Scorch hit it 100% right here;
Most moose hunters carry 300 or 338 mags because there are usually bear in the areas you kill moose.
I have killed 4 moose in my life. One, killed with a 62 cal flintlock dropped at the shot. The rest seems unimpressed with my rifles, (375H&H and 348 Winchester) but they don't seem to get scared and run like an elk will. They just went about their business after my shots ----and then fell over.
I loaded some ammo for a hunter a few years ago for her 270 winchester. One shot at her moose and it stood there for about 5 seconds, tried to walk and only made it about 1 body length then fell.
I used to go to church with a man that killed his moose with a 243, one shot through the heart. Again, the moose seems a but underwhelmed and decided to walk away. But then it fell dead.
Big bears however are a different story.
In many of the areas I hunt here in Wyoming we have a LOT of grizzlies, and so I have a tendency to carry a powerful gun when hunting elk or moose (when I can get a license) not because I need the power for my game, but because I feel better with a big hammer in my hands when I know I may not be at the top of the food chain.
I had hoped to hunt elk with my 6.5X54 Mann/Scho this year, but I drew a license as a 2nd choice area, and that area is full of bears, so I will be taking my 9.3X74R, my 375H&H or maybe my 300H&H. My 1st choice has a lot of wolves, but not many big bears.
I will still try the old 6.5 on deer however.
One last note that needs to be pointed out.
If you are carrying a big rifle for the use on a bear in an emergency, it's a waist of effort and folly to use ammo made for the elk or deer. About 12 miles from Dubois Wyoming, about 20 years ago there was a very bad mauling that was in all the national outdoors magazines. It happened about 300 yards from where I was at the time and I heard the screams and the shot. I big sow attacked a man and had him down, ripping him up bad and pulled his are out of the socket. his partner ran up to the bear and at powder burn distance shot the bear with a 300 Win mag. Wrong bullet! It was a 165 gr. Sierra loaded in Federal Premium ammo as I recall. The bullet hit the bear in the shoulder and didn't do the job. thankfully the bear was diverted from the mauling and had enough so it ran off. US fish and Wildlife and Wyoming game and fish as well as Fremont County Sheriffs all converged on the seen. Even with dogs a 2 day search turned up nothing of the wounded bear. Game and fish was going around to hunters and camps and telling them there was a wounded grizzle near. It was tense for a while. They never found the bear and we all hoped it succumbed to the wound and died. But before it did it made it over 1.5 miles and the dogs lost the sent at a few of the mountain creeks.
The point?
If you carry a big gun for bears when you are hunting elk, load with bullets for the bears!
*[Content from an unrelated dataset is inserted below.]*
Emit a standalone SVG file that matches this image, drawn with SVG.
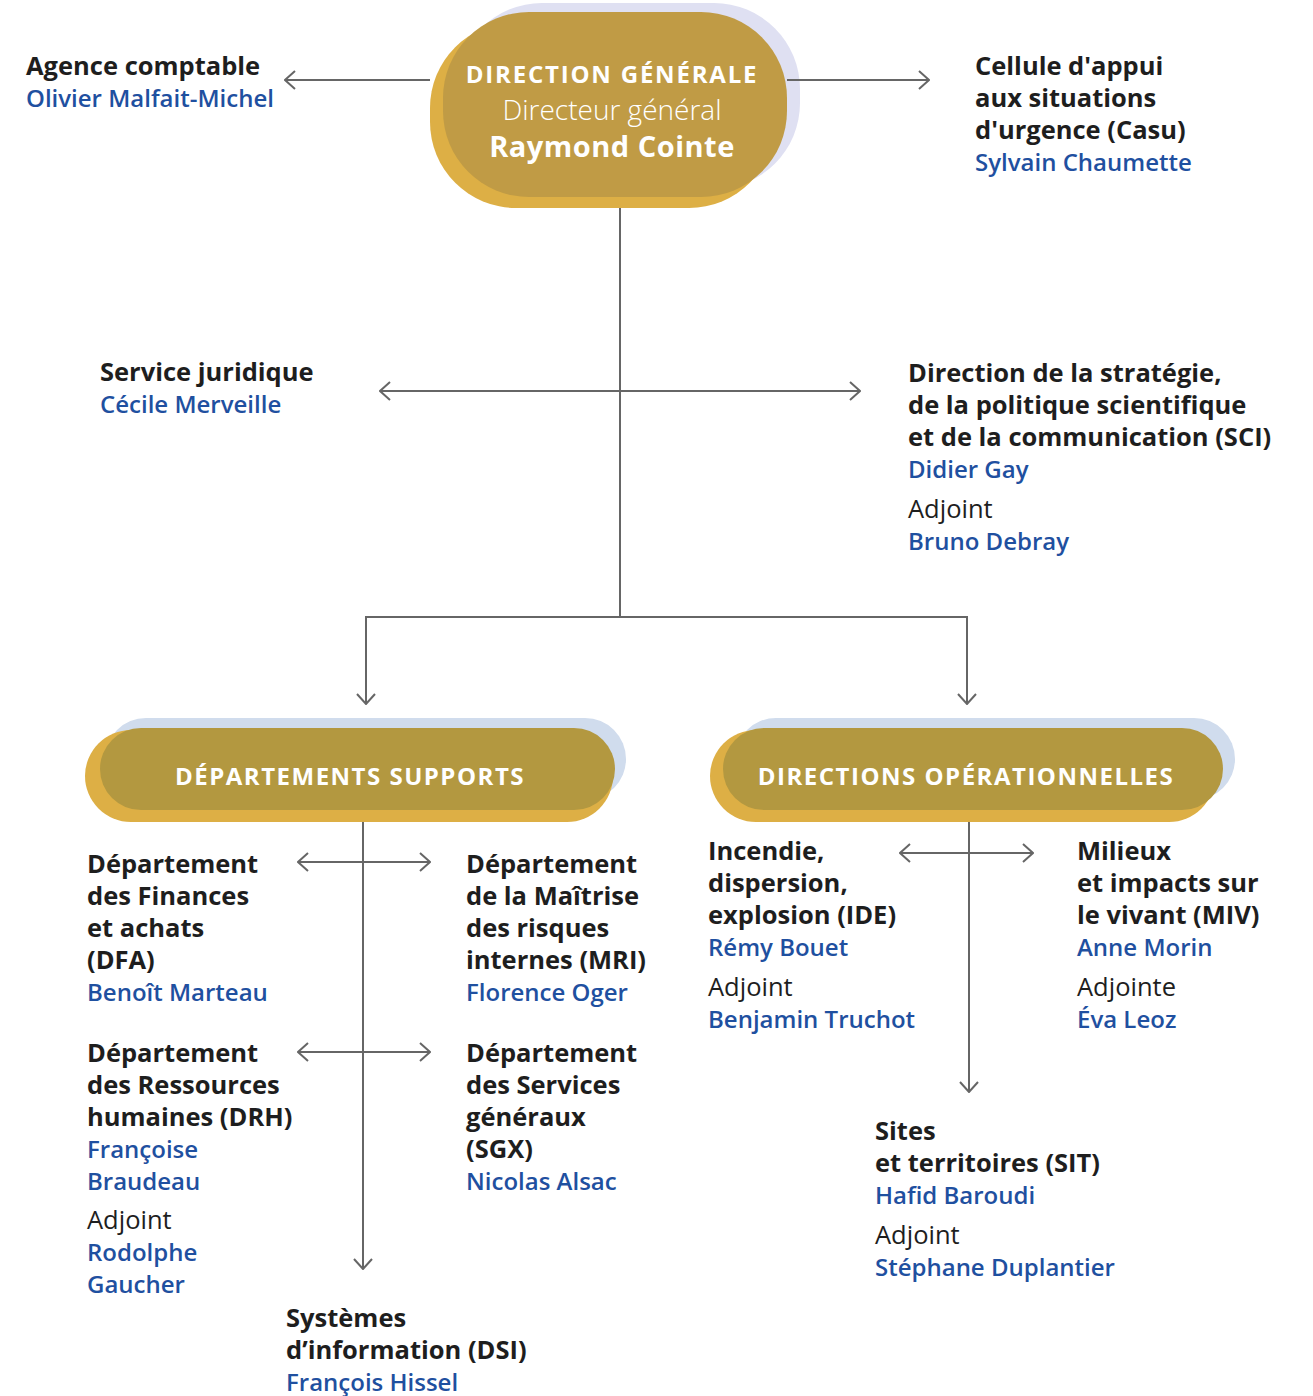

Not the elk. Bear bullets are those that can get through heavy muscle and bone at close range and not blow up. They will still kill your elk just fine. Don't fall for the fad of needing some "VLD long range" wizz-bang uber slick arrow" bullet. Even in open country you almost have to try to get shots over 400 yards, and if you can hunt at all, you will kill 99.5% of your elk an any country at 300 and closer. It's unwise to prepare for the 1 shot in 1000 instead of the 999 shots out of 1000.
As a "go to" ammo for elk and moose where there are grizzlies, I'd recommend a 180 grain bonded or partition in either the 308 or the 300 and in the case of the 300 I have had a lot better luck with 200 and 220 grain bullets. My experience with the 300 vs the 30-06 is that there is no difference at all in how well they kill, but the 300 gives you about 100 yards of extra range for an given point blank trajectory. Any 300 magnum works better not with more speed(the current fad) but with more bullet!
A 300 with a 220 grain bullet shoots plenty flat enough for elk out to 400 yards and a 308 with a 180 is just fine too, but you need to learn your hold overs at 250 and farther. Not as big a dea,l as some magazine articles will have you believe.
#1 elk vitals are a BIG target.
#2 If you know how to hunt, it's very likely you will get a shot at under 200 yards so hold overs are not even in the equation at all on an elk at that range.